[WHAT TO PRODUCE]: Images are not part of the copy; transcribe all the data exactly.

[DATA SHOWN]:

- - -

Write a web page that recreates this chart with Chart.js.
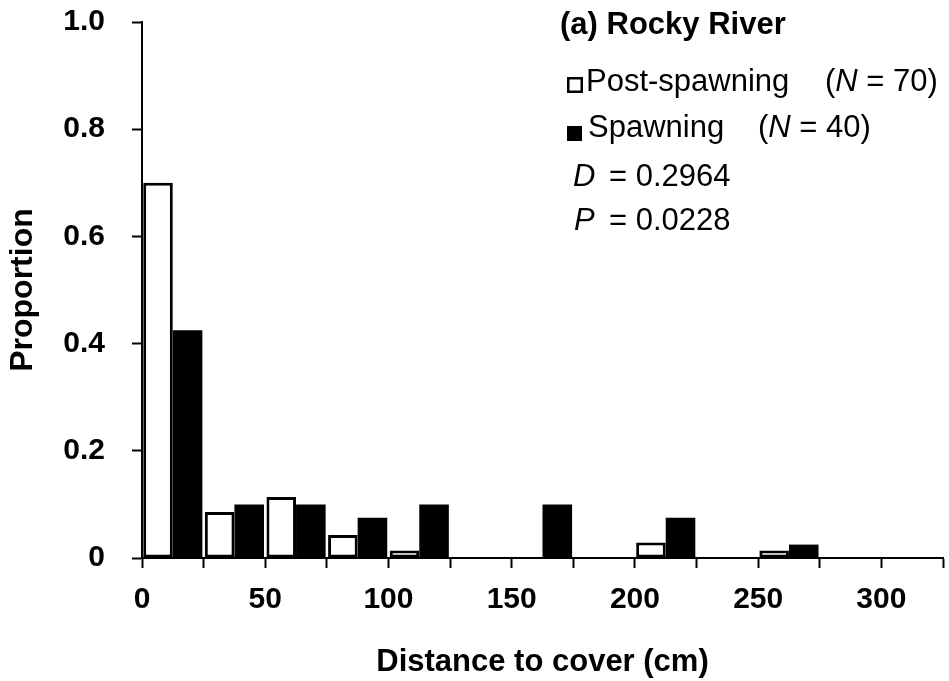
<!DOCTYPE html>
<html>
<head>
<meta charset="utf-8">
<script src="https://cdn.jsdelivr.net/npm/chart.js@4.4.1/dist/chart.umd.min.js"></script>
<style>
  html, body { margin: 0; padding: 0; background: #fff; }
  #wrap { width: 949px; height: 681px; }
</style>
</head>
<body>
<div id="wrap"><canvas id="chart" width="949" height="681"></canvas></div>
<script>
// distance bins (cm): lower edges, each bin 25 cm wide
const binStarts = [0, 25, 50, 75, 100, 125, 150, 175, 200, 225, 250];
const binWidth = 25;
// proportion of fish per bin
const postSpawning = [0.700, 0.086, 0.114, 0.043, 0.014, 0, 0, 0, 0.029, 0, 0.014];
const spawning     = [0.425, 0.100, 0.100, 0.075, 0.100, 0, 0.100, 0, 0.075, 0, 0.025];
// labelled ticks
const xTickLabels = [0, 50, 100, 150, 200, 250, 300];
const yTickLabels = ['0', '0.2', '0.4', '0.6', '0.8', '1.0'];

const FONT = '"Liberation Sans", Arial, sans-serif';

function toPoints(values) {
  return values.map((v, i) => ({ x: binStarts[i] + binWidth / 2, y: v }));
}

// draw a row of text pieces, some italic, one after another
function runs(ctx, x, y, parts) {
  for (const [text, italic] of parts) {
    ctx.font = (italic ? 'italic ' : '') + '31px ' + FONT;
    ctx.fillText(text, x, y);
    x += ctx.measureText(text).width;
  }
}

const notes = {
  id: 'notes',
  afterDraw(chart) {
    const ctx = chart.ctx;
    ctx.save();
    ctx.fillStyle = '#000';
    ctx.strokeStyle = '#000';
    ctx.textBaseline = 'alphabetic';
    ctx.textAlign = 'left';

    ctx.font = 'bold 31px ' + FONT;
    ctx.fillText('(a) Rocky River', 560, 34);

    // legend keys
    ctx.lineWidth = 2.5;
    ctx.strokeRect(568.25, 78.25, 13.5, 13.5);
    ctx.fillRect(567, 126, 15, 15);

    runs(ctx, 586, 91, [['Post-spawning']]);
    runs(ctx, 825, 91, [['('], ['N', true], [' = 70)']]);
    runs(ctx, 588, 137, [['Spawning']]);
    runs(ctx, 758, 137, [['('], ['N', true], [' = 40)']]);

    // KS test result
    runs(ctx, 573, 186, [['D', true]]);
    runs(ctx, 609, 186, [['= 0.2964']]);
    runs(ctx, 574, 230, [['P', true]]);
    runs(ctx, 609, 230, [['= 0.0228']]);
    ctx.restore();
  }
};

const axisGrid = {
  display: true,
  offset: false,
  drawOnChartArea: false,
  drawTicks: true,
  tickLength: 10,
  tickWidth: 2,
  tickColor: '#000',
  color: '#000'
};

new Chart(document.getElementById('chart'), {
  type: 'bar',
  data: {
    datasets: [
      {
        label: 'Post-spawning',
        data: toPoints(postSpawning),
        backgroundColor: '#fff',
        borderColor: '#000',
        borderWidth: 3,
        borderSkipped: false
      },
      {
        label: 'Spawning',
        data: toPoints(spawning),
        backgroundColor: '#000',
        borderWidth: 0
      }
    ]
  },
  options: {
    responsive: false,
    animation: false,
    devicePixelRatio: 1,
    categoryPercentage: 0.96,
    barPercentage: 1,
    layout: { padding: { top: 22, right: 6, left: 0, bottom: 0 } },
    plugins: {
      legend: { display: false },
      tooltip: { enabled: false }
    },
    scales: {
      x: {
        type: 'linear',
        offset: false,
        min: 0,
        max: 325,
        grid: axisGrid,
        border: { display: true, color: '#000', width: 2 },
        ticks: {
          stepSize: 25,
          autoSkip: false,
          maxRotation: 0,
          padding: 14,
          color: '#000',
          font: { family: FONT, size: 30, weight: 'bold' },
          callback: v => xTickLabels.includes(v) ? String(v) : ''
        },
        title: {
          display: true,
          text: 'Distance to cover (cm)',
          color: '#000',
          font: { family: FONT, size: 31, weight: 'bold', lineHeight: 1.2 },
          padding: { top: 0, bottom: 0 }
        },
        afterFit(scale) {
          scale.height = 123;
          scale.paddingLeft = 0;
          scale.paddingRight = 0;
        }
      },
      y: {
        min: 0,
        max: 1,
        grid: axisGrid,
        border: { display: true, color: '#000', width: 2 },
        ticks: {
          stepSize: 0.2,
          padding: 27,
          color: '#000',
          font: { family: FONT, size: 30, weight: 'bold' },
          callback: (v, i) => yTickLabels[i]
        },
        title: {
          display: true,
          text: 'Proportion',
          color: '#000',
          font: { family: FONT, size: 32, weight: 'bold', lineHeight: 1.2 },
          padding: { top: 4, bottom: 0 }
        },
        afterFit(scale) {
          scale.width = 142;
          scale.paddingTop = 0;
          scale.paddingBottom = 0;
        }
      }
    }
  },
  plugins: [notes]
});
</script>
</body>
</html>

- - -

[ANSWER FOR THIS EXERCISE]:
Write a web page that recreates this chart with Chart.js.
<!DOCTYPE html>
<html>
<head>
<meta charset="utf-8">
<script src="https://cdn.jsdelivr.net/npm/chart.js@4.4.1/dist/chart.umd.min.js"></script>
<style>
  html, body { margin: 0; padding: 0; background: #fff; }
  #wrap { width: 949px; height: 681px; }
</style>
</head>
<body>
<div id="wrap"><canvas id="chart" width="949" height="681"></canvas></div>
<script>
// distance bins (cm): lower edges, each bin 25 cm wide
const binStarts = [0, 25, 50, 75, 100, 125, 150, 175, 200, 225, 250];
const binWidth = 25;
// proportion of fish per bin
const postSpawning = [0.700, 0.086, 0.114, 0.043, 0.014, 0, 0, 0, 0.029, 0, 0.014];
const spawning     = [0.425, 0.100, 0.100, 0.075, 0.100, 0, 0.100, 0, 0.075, 0, 0.025];
// labelled ticks
const xTickLabels = [0, 50, 100, 150, 200, 250, 300];
const yTickLabels = ['0', '0.2', '0.4', '0.6', '0.8', '1.0'];

const FONT = '"Liberation Sans", Arial, sans-serif';

function toPoints(values) {
  return values.map((v, i) => ({ x: binStarts[i] + binWidth / 2, y: v }));
}

// draw a row of text pieces, some italic, one after another
function runs(ctx, x, y, parts) {
  for (const [text, italic] of parts) {
    ctx.font = (italic ? 'italic ' : '') + '31px ' + FONT;
    ctx.fillText(text, x, y);
    x += ctx.measureText(text).width;
  }
}

const notes = {
  id: 'notes',
  afterDraw(chart) {
    const ctx = chart.ctx;
    ctx.save();
    ctx.fillStyle = '#000';
    ctx.strokeStyle = '#000';
    ctx.textBaseline = 'alphabetic';
    ctx.textAlign = 'left';

    ctx.font = 'bold 31px ' + FONT;
    ctx.fillText('(a) Rocky River', 560, 34);

    // legend keys
    ctx.lineWidth = 2.5;
    ctx.strokeRect(568.25, 78.25, 13.5, 13.5);
    ctx.fillRect(567, 126, 15, 15);

    runs(ctx, 586, 91, [['Post-spawning']]);
    runs(ctx, 825, 91, [['('], ['N', true], [' = 70)']]);
    runs(ctx, 588, 137, [['Spawning']]);
    runs(ctx, 758, 137, [['('], ['N', true], [' = 40)']]);

    // KS test result
    runs(ctx, 573, 186, [['D', true]]);
    runs(ctx, 609, 186, [['= 0.2964']]);
    runs(ctx, 574, 230, [['P', true]]);
    runs(ctx, 609, 230, [['= 0.0228']]);
    ctx.restore();
  }
};

const axisGrid = {
  display: true,
  offset: false,
  drawOnChartArea: false,
  drawTicks: true,
  tickLength: 10,
  tickWidth: 2,
  tickColor: '#000',
  color: '#000'
};

new Chart(document.getElementById('chart'), {
  type: 'bar',
  data: {
    datasets: [
      {
        label: 'Post-spawning',
        data: toPoints(postSpawning),
        backgroundColor: '#fff',
        borderColor: '#000',
        borderWidth: 3,
        borderSkipped: false
      },
      {
        label: 'Spawning',
        data: toPoints(spawning),
        backgroundColor: '#000',
        borderWidth: 0
      }
    ]
  },
  options: {
    responsive: false,
    animation: false,
    devicePixelRatio: 1,
    categoryPercentage: 0.96,
    barPercentage: 1,
    layout: { padding: { top: 22, right: 6, left: 0, bottom: 0 } },
    plugins: {
      legend: { display: false },
      tooltip: { enabled: false }
    },
    scales: {
      x: {
        type: 'linear',
        offset: false,
        min: 0,
        max: 325,
        grid: axisGrid,
        border: { display: true, color: '#000', width: 2 },
        ticks: {
          stepSize: 25,
          autoSkip: false,
          maxRotation: 0,
          padding: 14,
          color: '#000',
          font: { family: FONT, size: 30, weight: 'bold' },
          callback: v => xTickLabels.includes(v) ? String(v) : ''
        },
        title: {
          display: true,
          text: 'Distance to cover (cm)',
          color: '#000',
          font: { family: FONT, size: 31, weight: 'bold', lineHeight: 1.2 },
          padding: { top: 0, bottom: 0 }
        },
        afterFit(scale) {
          scale.height = 123;
          scale.paddingLeft = 0;
          scale.paddingRight = 0;
        }
      },
      y: {
        min: 0,
        max: 1,
        grid: axisGrid,
        border: { display: true, color: '#000', width: 2 },
        ticks: {
          stepSize: 0.2,
          padding: 27,
          color: '#000',
          font: { family: FONT, size: 30, weight: 'bold' },
          callback: (v, i) => yTickLabels[i]
        },
        title: {
          display: true,
          text: 'Proportion',
          color: '#000',
          font: { family: FONT, size: 32, weight: 'bold', lineHeight: 1.2 },
          padding: { top: 4, bottom: 0 }
        },
        afterFit(scale) {
          scale.width = 142;
          scale.paddingTop = 0;
          scale.paddingBottom = 0;
        }
      }
    }
  },
  plugins: [notes]
});
</script>
</body>
</html>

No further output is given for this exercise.